-------- AVAILABLE DATA --------

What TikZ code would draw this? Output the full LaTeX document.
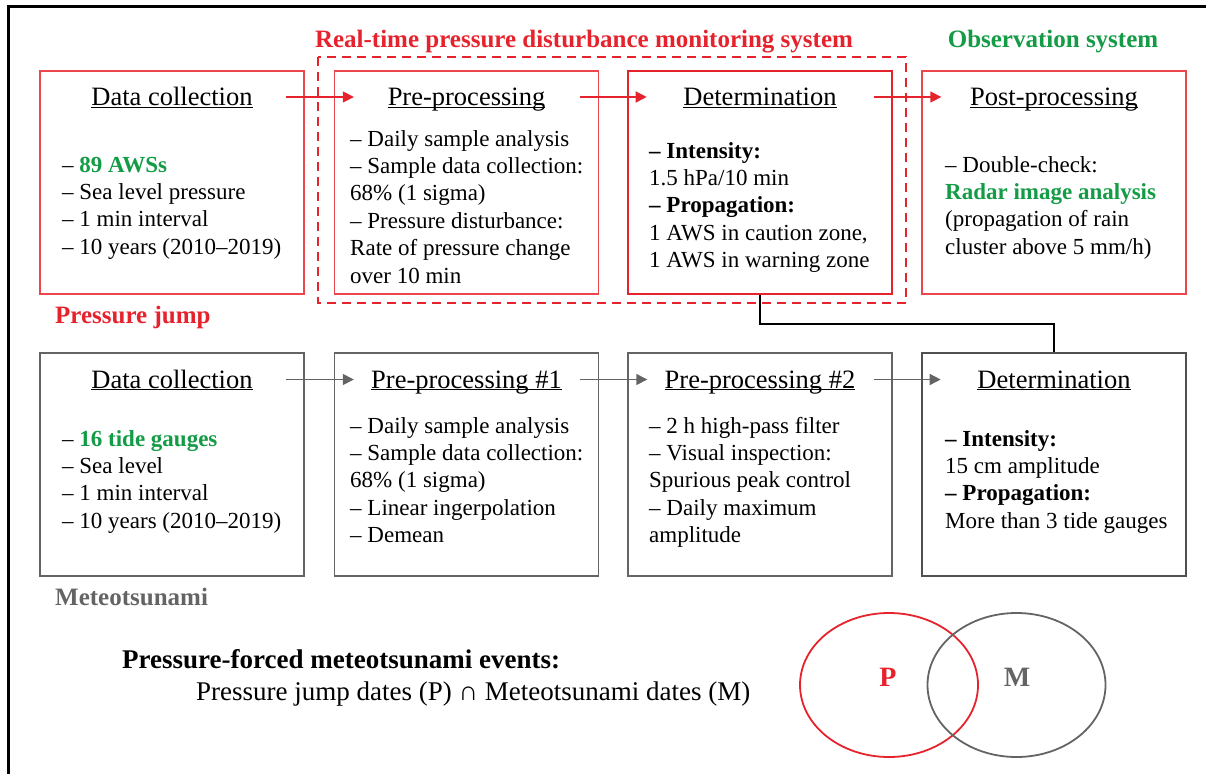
\documentclass[tikz,border=0pt]{standalone}
\usepackage{fontspec}
\setmainfont{Liberation Serif}
\usetikzlibrary{arrows.meta}

\newcommand{\hdline}[1]{\underline{\smash{#1}}}

\begin{document}
\begin{tikzpicture}[x=1pt, y=-1pt,
        pjbox/.style={draw=pjline, line width=1.3pt, minimum width=264pt, minimum height=223pt, inner sep=0pt},
        mtbox/.style={draw=mtgray, line width=1.4pt, minimum width=264pt, minimum height=223pt, inner sep=0pt},
        heading/.style={font=\fontsize{26.5}{30}\selectfont, anchor=base, inner sep=0pt},
        body/.style={font=\fontsize{23}{27.4}\selectfont, anchor=north west, align=left, inner sep=0pt},
        label/.style={font=\bfseries\fontsize{25}{28}\selectfont, anchor=base west, inner sep=0pt},
        pjarrow/.style={draw=pjred, line width=1.4pt, -{Triangle[length=11pt,width=11pt]}},
        mtarrow/.style={draw=mtgray, line width=1.4pt, -{Triangle[length=11pt,width=11pt]}}]
        % Define colors
        \definecolor{pjred}{RGB}{230, 35, 45}
        \definecolor{pjline}{RGB}{235, 70, 75}
        \definecolor{pjgreen}{RGB}{20, 155, 70}
        \definecolor{mtgray}{RGB}{100, 100, 100}

        \useasboundingbox (0,0) rectangle (1206,774);
        % Frame (cut at right and bottom)
        \draw[line width=3pt] (1206,6) -- (8,6) -- (8,774);

        % --- Titles ---
        \node[label, anchor=base, text=pjred] (rtitle) at (584,47) {Real-time pressure disturbance monitoring system};
        \node[label, anchor=base, text=pjgreen] (otitle) at (1053,47) {Observation system};
        \node[label, text=pjred] (pjtitle) at (55,323) {Pressure jump};
        \node[label, text=mtgray] (mttitle) at (55,605) {Meteotsunami};

        % --- ROW 0 (Pressure jump) ---
        \node[pjbox] (pj1) at (172,182.5) {};
        \node[pjbox] (pj2) at (466.5,182.5) {};
        \node[pjbox, draw=pjred, line width=2.6pt] (pj3) at (760,182.5) {};
        \node[pjbox] (pj4) at (1054,182.5) {};
        \draw[pjred, line width=2pt, dash pattern=on 9pt off 6pt] (318,57) rectangle (906,303);

        \node[heading] (pj1h) at (pj1 |- 0,105.5) {\hdline{Data collection}};
        \node[heading] (pj2h) at (pj2 |- 0,105.5) {\hdline{Pre-processing}};
        \node[heading] (pj3h) at (pj3 |- 0,105.5) {\hdline{Determination}};
        \node[heading] (pj4h) at (pj4 |- 0,105.5) {\hdline{Post-processing}};

        % body nodes: top edge = first baseline - strut height
        \node[body] (pj1b) at (62,152.8) {\strut-- \textcolor{pjgreen}{\bfseries 89 AWSs}\\-- Sea level pressure\\-- 1 min interval\\-- 10 years (2010--2019)};
        \node[body] (pj2b) at (350,126.8) {\strut-- Daily sample analysis\\-- Sample data collection:\\68\% (1 sigma)\\-- Pressure disturbance:\\Rate of pressure change\\over 10 min};
        \node[body] (pj3b) at (649,138.8) {\strut\textbf{-- Intensity:}\\1.5 hPa/10 min\\\textbf{-- Propagation:}\\1 AWS in caution zone,\\1 AWS in warning zone};
        \node[body] (pj4b) at (945,152.8) {\strut-- Double-check:\\\textcolor{pjgreen}{\bfseries Radar image analysis}\\(propagation of rain\\cluster above 5 mm/h)};

        \foreach \a/\b in {pj1/pj2, pj2/pj3, pj3/pj4}
            \draw[pjarrow] ([xshift=-19pt, yshift=8.5pt]\a.east |- \a h.base) -- ([xshift=20pt, yshift=8.5pt]\b.west |- \b h.base);

        % --- ROW 1 (Meteotsunami) ---
        \node[mtbox] (mt1) at (172,464.5) {};
        \node[mtbox] (mt2) at (466.5,464.5) {};
        \node[mtbox] (mt3) at (760,464.5) {};
        \node[mtbox, draw=mtgray!80!black, line width=2.6pt] (mt4) at (1054,464.5) {};

        \node[heading] (mt1h) at (mt1 |- 0,388) {\hdline{Data collection}};
        \node[heading] (mt2h) at (mt2 |- 0,388) {\hdline{Pre-processing \#1}};
        \node[heading] (mt3h) at (mt3 |- 0,388) {\hdline{Pre-processing \#2}};
        \node[heading] (mt4h) at (mt4 |- 0,388) {\hdline{Determination}};

        \node[body] (mt1b) at (62,426.8) {\strut-- \textcolor{pjgreen}{\bfseries 16 tide gauges}\\-- Sea level\\-- 1 min interval\\-- 10 years (2010--2019)};
        \node[body] (mt2b) at (350,413.8) {\strut-- Daily sample analysis\\-- Sample data collection:\\68\% (1 sigma)\\-- Linear ingerpolation\\-- Demean};
        \node[body] (mt3b) at (649,413.8) {\strut-- 2 h high-pass filter\\-- Visual inspection:\\Spurious peak control\\-- Daily maximum\\amplitude};
        \node[body] (mt4b) at (945,426.8) {\strut\textbf{-- Intensity:}\\15 cm amplitude\\\textbf{-- Propagation:}\\More than 3 tide gauges};

        \foreach \a/\b in {mt1/mt2, mt2/mt3, mt3/mt4}
            \draw[mtarrow] ([xshift=-19pt, yshift=8.5pt]\a.east |- \a h.base) -- ([xshift=20pt, yshift=8.5pt]\b.west |- \b h.base);

        % Link between the two determinations
        \draw[line width=2pt] (pj3.south) -- (pj3.south |- 0,324) -| (mt4.north);

        % --- Events ---
        \node[label, font=\bfseries\fontsize{27}{30}\selectfont] (evtitle) at (122,668) {Pressure-forced meteotsunami events:};
        \node[label, font=\fontsize{27}{30}\selectfont] (evtext) at (196,700) {Pressure jump dates (P) ∩ Meteotsunami dates (M)};

        \draw[pjred, line width=1.8pt] (889,685) ellipse [x radius=89, y radius=72];
        \draw[mtgray, line width=1.8pt] (1016.5,685) ellipse [x radius=89, y radius=72];
        \node[label, anchor=base, font=\bfseries\fontsize{28}{30}\selectfont, text=pjred] (pset) at (888,686) {P};
        \node[label, anchor=base, font=\bfseries\fontsize{28}{30}\selectfont, text=mtgray] (mset) at (1017,686) {M};
\end{tikzpicture}
\end{document}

--------

> [GOAL]:
All of the data above should be transcribed verbatim, with pictures omitted.

> [SOLUTION BELOW]:
What TikZ code would draw this? Output the full LaTeX document.
\documentclass[tikz,border=0pt]{standalone}
\usepackage{fontspec}
\setmainfont{Liberation Serif}
\usetikzlibrary{arrows.meta}

\newcommand{\hdline}[1]{\underline{\smash{#1}}}

\begin{document}
\begin{tikzpicture}[x=1pt, y=-1pt,
        pjbox/.style={draw=pjline, line width=1.3pt, minimum width=264pt, minimum height=223pt, inner sep=0pt},
        mtbox/.style={draw=mtgray, line width=1.4pt, minimum width=264pt, minimum height=223pt, inner sep=0pt},
        heading/.style={font=\fontsize{26.5}{30}\selectfont, anchor=base, inner sep=0pt},
        body/.style={font=\fontsize{23}{27.4}\selectfont, anchor=north west, align=left, inner sep=0pt},
        label/.style={font=\bfseries\fontsize{25}{28}\selectfont, anchor=base west, inner sep=0pt},
        pjarrow/.style={draw=pjred, line width=1.4pt, -{Triangle[length=11pt,width=11pt]}},
        mtarrow/.style={draw=mtgray, line width=1.4pt, -{Triangle[length=11pt,width=11pt]}}]
        % Define colors
        \definecolor{pjred}{RGB}{230, 35, 45}
        \definecolor{pjline}{RGB}{235, 70, 75}
        \definecolor{pjgreen}{RGB}{20, 155, 70}
        \definecolor{mtgray}{RGB}{100, 100, 100}

        \useasboundingbox (0,0) rectangle (1206,774);
        % Frame (cut at right and bottom)
        \draw[line width=3pt] (1206,6) -- (8,6) -- (8,774);

        % --- Titles ---
        \node[label, anchor=base, text=pjred] (rtitle) at (584,47) {Real-time pressure disturbance monitoring system};
        \node[label, anchor=base, text=pjgreen] (otitle) at (1053,47) {Observation system};
        \node[label, text=pjred] (pjtitle) at (55,323) {Pressure jump};
        \node[label, text=mtgray] (mttitle) at (55,605) {Meteotsunami};

        % --- ROW 0 (Pressure jump) ---
        \node[pjbox] (pj1) at (172,182.5) {};
        \node[pjbox] (pj2) at (466.5,182.5) {};
        \node[pjbox, draw=pjred, line width=2.6pt] (pj3) at (760,182.5) {};
        \node[pjbox] (pj4) at (1054,182.5) {};
        \draw[pjred, line width=2pt, dash pattern=on 9pt off 6pt] (318,57) rectangle (906,303);

        \node[heading] (pj1h) at (pj1 |- 0,105.5) {\hdline{Data collection}};
        \node[heading] (pj2h) at (pj2 |- 0,105.5) {\hdline{Pre-processing}};
        \node[heading] (pj3h) at (pj3 |- 0,105.5) {\hdline{Determination}};
        \node[heading] (pj4h) at (pj4 |- 0,105.5) {\hdline{Post-processing}};

        % body nodes: top edge = first baseline - strut height
        \node[body] (pj1b) at (62,152.8) {\strut-- \textcolor{pjgreen}{\bfseries 89 AWSs}\\-- Sea level pressure\\-- 1 min interval\\-- 10 years (2010--2019)};
        \node[body] (pj2b) at (350,126.8) {\strut-- Daily sample analysis\\-- Sample data collection:\\68\% (1 sigma)\\-- Pressure disturbance:\\Rate of pressure change\\over 10 min};
        \node[body] (pj3b) at (649,138.8) {\strut\textbf{-- Intensity:}\\1.5 hPa/10 min\\\textbf{-- Propagation:}\\1 AWS in caution zone,\\1 AWS in warning zone};
        \node[body] (pj4b) at (945,152.8) {\strut-- Double-check:\\\textcolor{pjgreen}{\bfseries Radar image analysis}\\(propagation of rain\\cluster above 5 mm/h)};

        \foreach \a/\b in {pj1/pj2, pj2/pj3, pj3/pj4}
            \draw[pjarrow] ([xshift=-19pt, yshift=8.5pt]\a.east |- \a h.base) -- ([xshift=20pt, yshift=8.5pt]\b.west |- \b h.base);

        % --- ROW 1 (Meteotsunami) ---
        \node[mtbox] (mt1) at (172,464.5) {};
        \node[mtbox] (mt2) at (466.5,464.5) {};
        \node[mtbox] (mt3) at (760,464.5) {};
        \node[mtbox, draw=mtgray!80!black, line width=2.6pt] (mt4) at (1054,464.5) {};

        \node[heading] (mt1h) at (mt1 |- 0,388) {\hdline{Data collection}};
        \node[heading] (mt2h) at (mt2 |- 0,388) {\hdline{Pre-processing \#1}};
        \node[heading] (mt3h) at (mt3 |- 0,388) {\hdline{Pre-processing \#2}};
        \node[heading] (mt4h) at (mt4 |- 0,388) {\hdline{Determination}};

        \node[body] (mt1b) at (62,426.8) {\strut-- \textcolor{pjgreen}{\bfseries 16 tide gauges}\\-- Sea level\\-- 1 min interval\\-- 10 years (2010--2019)};
        \node[body] (mt2b) at (350,413.8) {\strut-- Daily sample analysis\\-- Sample data collection:\\68\% (1 sigma)\\-- Linear ingerpolation\\-- Demean};
        \node[body] (mt3b) at (649,413.8) {\strut-- 2 h high-pass filter\\-- Visual inspection:\\Spurious peak control\\-- Daily maximum\\amplitude};
        \node[body] (mt4b) at (945,426.8) {\strut\textbf{-- Intensity:}\\15 cm amplitude\\\textbf{-- Propagation:}\\More than 3 tide gauges};

        \foreach \a/\b in {mt1/mt2, mt2/mt3, mt3/mt4}
            \draw[mtarrow] ([xshift=-19pt, yshift=8.5pt]\a.east |- \a h.base) -- ([xshift=20pt, yshift=8.5pt]\b.west |- \b h.base);

        % Link between the two determinations
        \draw[line width=2pt] (pj3.south) -- (pj3.south |- 0,324) -| (mt4.north);

        % --- Events ---
        \node[label, font=\bfseries\fontsize{27}{30}\selectfont] (evtitle) at (122,668) {Pressure-forced meteotsunami events:};
        \node[label, font=\fontsize{27}{30}\selectfont] (evtext) at (196,700) {Pressure jump dates (P) ∩ Meteotsunami dates (M)};

        \draw[pjred, line width=1.8pt] (889,685) ellipse [x radius=89, y radius=72];
        \draw[mtgray, line width=1.8pt] (1016.5,685) ellipse [x radius=89, y radius=72];
        \node[label, anchor=base, font=\bfseries\fontsize{28}{30}\selectfont, text=pjred] (pset) at (888,686) {P};
        \node[label, anchor=base, font=\bfseries\fontsize{28}{30}\selectfont, text=mtgray] (mset) at (1017,686) {M};
\end{tikzpicture}
\end{document}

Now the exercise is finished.